One of the techniques therapists use is biofeedback—using instruments to measure physiological responses, such as brainwaves, heart function, breathing, muscle activity, and skin temperature. When patients implement cognitive and behavioral coping strategies, they can see themselves calming down on the computer screen, reestablishing a sense of control over their physiology.
For Katie, guided imagery helped her cope with the pain. “I imagine I’m with my horse Piper or doing other things, and it helps me be okay with the pain,” she says. “When it gets really bad I’ll stop and listen to a CD and focus on the music, and it resets where I am. My whole brain takes a break for a second.”
With her physical therapist, Katie gradually began rebuilding the muscle she had lost while in a wheelchair. She used desensitization techniques to learn to put weight on her foot, and soon moved on to walking with crutches, and then with a cane.
Getting Her Life Back
When her parents visited her, they were thrilled with her progress. “When she saw us coming down the hallway, she got up out of her wheelchair and was walking,” recalls Gary Bickford, Katie’s father. “By the second week, she said, ‘I’m done with the wheelchair. I’m done with the crutches. I don’t need these anymore.’” The bright light was back in her eyes and the smile back on her face.
Katie’s parents met with the team to learn how they could help Katie learn to not focus on the pain. “It’s hard because when my only baby says ‘I hurt,’ I want to hold her and make sure she’s okay, says ML. “But what I really need to do is help her focus on something else—not deny that she’s in pain, but not focus on it.” With the help of her therapists, Katie learned how to better communicate what she was feeling, and her parents learned how to respond to her.
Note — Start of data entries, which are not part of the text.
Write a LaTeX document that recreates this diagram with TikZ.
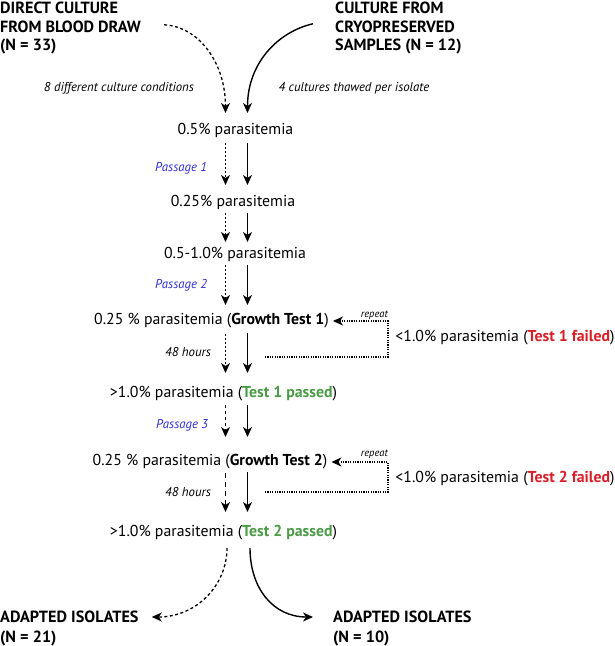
\documentclass[tikz,border=0pt]{standalone}
\usepackage{fontspec}
\setmainfont{PT Sans}
\usetikzlibrary{arrows.meta,calc}
\definecolor{pblue}{HTML}{2E2ED0}
\definecolor{pgreen}{HTML}{4A9A46}
\definecolor{pred}{HTML}{D81E26}
\tikzset{
  txt/.style={inner sep=0pt, font=\fontsize{15.8}{18}\selectfont},
  head/.style={inner sep=0pt, align=left, font=\bfseries\fontsize{16.2}{18.5}\selectfont},
  headb/.style={inner sep=0pt, align=left, font=\bfseries\fontsize{16.2}{20}\selectfont},
  lbl/.style={inner sep=0pt, font=\itshape\fontsize{12.8}{14}\selectfont},
  plbl/.style={lbl, text=pblue},
  rep/.style={inner sep=0pt, font=\itshape\fontsize{10.5}{11}\selectfont},
  tipped/.style={-{Stealth[length=10pt,width=9pt,inset=3pt]}},
  solidarr/.style={tipped, line width=1.4pt},
  dotarr/.style={tipped, line width=1.4pt, dash pattern=on 2pt off 2pt},
  dasharrA/.style={tipped, line width=1.4pt, dash pattern=on 3pt off 3pt},
  dasharrB/.style={tipped, line width=1.4pt, dash pattern=on 5pt off 4pt},
  curvedash/.style={tipped, line width=1.3pt, dash pattern=on 3pt off 2.5pt},
  loopline/.style={line width=1.2pt, dash pattern=on 1.2pt off 1.2pt},
  looparr/.style={loopline, tipped},
}
\begin{document}
\begin{tikzpicture}[x=1pt,y=-1pt]
\useasboundingbox (0,0) rectangle (614,646);

\coordinate (xl) at (225.5,0);
\coordinate (xr) at (247.5,0);

% headings
\node[head, anchor=north west] (h1) at (0,2) {DIRECT CULTURE\\FROM BLOOD DRAW\\(N = 33)};
\node[head, anchor=north west] (h2) at (335,2) {CULTURE FROM\\CRYOPRESERVED\\SAMPLES (N = 12)};
\node[headb, anchor=north west] (h3) at (0,611) {ADAPTED ISOLATES\\(N = 21)};
\node[headb, anchor=north west] (h4) at (333,611) {ADAPTED ISOLATES\\(N = 10)};

% labels
\node[lbl] (l8) at (119,88) {8 different culture conditions};
\node[lbl] (l4) at (354,88) {4 cultures thawed per isolate};
\node[plbl, anchor=west] (pa1) at (155,168) {Passage 1};
\node[plbl, anchor=west] (pa2) at (155,285) {Passage 2};
\node[plbl, anchor=west] (pa3) at (156,425) {Passage 3};
\node[lbl] (h48a) at (188,352) {48 hours};
\node[lbl] (h48b) at (188,492) {48 hours};

% main nodes
\node[txt] (n05) at (235.5,130) {0.5\% parasitemia};
\node[txt] (n025) at (233,202) {0.25\% parasitemia};
\node[txt] (n0510) at (235,254) {0.5-1.0\% parasitemia};
\node[txt] (gt1) at (211.5,321) {0.25 \% parasitemia (\textbf{Growth Test 1})};
\node[txt] (p1) at (223.5,394) {>1.0\% parasitemia (\textbf{\color{pgreen}Test 1 passed})};
\node[txt] (gt2) at (210,462) {0.25 \% parasitemia (\textbf{Growth Test 2}) };
\node[txt] (p2) at (223.5,533) {>1.0\% parasitemia (\textbf{\color{pgreen}Test 2 passed})};
\node[txt] (f1) at (505,338) {<1.0\% parasitemia (\textbf{\color{pred}Test 1 failed})};
\node[txt] (f2) at (505,479) {<1.0\% parasitemia (\textbf{\color{pred}Test 2 failed})};

% top curves
\draw[curvedash] ($(h1.east)+(23,-3.5)$) .. controls +(35,2) and +(0,-50) .. ($(n05.center -| xl)+(0,-17)$);
\draw[solidarr] ($(h2.west)+(-22,-4.5)$) .. controls +(-35,8) and +(0,-50) .. ($(n05.center -| xr)+(0,-17)$);

% vertical arrows
\draw[dotarr] ($(n05.center -| xl)+(0,13)$) -- ($(n025.center -| xl)+(0,-17)$);
\draw[solidarr] ($(n05.center -| xr)+(0,13)$) -- ($(n025.center -| xr)+(0,-17)$);
\draw[dotarr] ($(n025.center -| xl)+(0,11)$) -- ($(n0510.center -| xl)+(0,-12)$);
\draw[solidarr] ($(n025.center -| xr)+(0,11)$) -- ($(n0510.center -| xr)+(0,-12)$);
\draw[dotarr] ($(n0510.center -| xl)+(0,11)$) -- ($(gt1.center -| xl)+(0,-16)$);
\draw[solidarr] ($(n0510.center -| xr)+(0,11)$) -- ($(gt1.center -| xr)+(0,-16)$);
\draw[dotarr] ($(gt1.center -| xl)+(0,13)$) -- ($(p1.center -| xl)+(0,-21)$);
\draw[solidarr] ($(gt1.center -| xr)+(0,12)$) -- ($(p1.center -| xr)+(0,-21)$);
\draw[dasharrA] ($(p1.center -| xl)+(0,11)$) -- ($(gt2.center -| xl)+(0,-25)$);
\draw[solidarr] ($(p1.center -| xr)+(0,11)$) -- ($(gt2.center -| xr)+(0,-25)$);
\draw[dasharrB] ($(gt2.center -| xl)+(0,11)$) -- ($(p2.center -| xl)+(0,-21)$);
\draw[solidarr] ($(gt2.center -| xr)+(0,10)$) -- ($(p2.center -| xr)+(0,-21)$);

% repeat loops
\coordinate (r1) at (265,357);
\coordinate (k1) at (388,357);
\draw[looparr] (r1) -- (k1) |- ($(gt1.east)+(4,0)$);
\node[rep, anchor=base east] (rp1) at (388,317) {repeat};
\coordinate (r2) at (265,492);
\coordinate (k2) at (388,492);
\draw[looparr] (r2) -- (k2) |- ($(gt2.east)+(4,0)$);
\node[rep, anchor=base east] (rp2) at (388,456) {repeat};

% bottom curves
\draw[curvedash] ($(p2.center -| xl)+(1.5,15)$) .. controls +(0,37) and +(45,0) .. ($(h3.north east)+(13,6)$);
\draw[solidarr] ($(p2.center -| xr)+(2.5,15)$) .. controls +(0,40) and +(-40,0) .. ($(h4.north west)+(-20,6)$);
\end{tikzpicture}
\end{document}
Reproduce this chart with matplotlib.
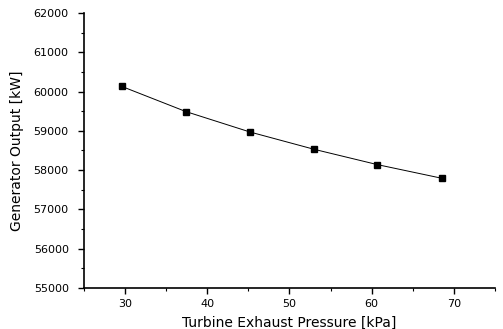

When she had progressed enough to be discharged, Katie was armed with the coping techniques she had learned to help get back to the life she knew before the pain. When summer came, she was at the beach with her friends every day like any other teenager. And in the fall, Katie was able to go back to school, participate in activities like JROTC, and even ride her horse again. The highlight of her year was going to the prom with her new boyfriend.
Although she still feels pain sometimes, Katie is able to cope with it, and it no longer rules her life. Now she has time to focus on more important things, like being a teenager.
“I definitely feel Kennedy Krieger gave me my life back. I couldn’t ask for anything more.”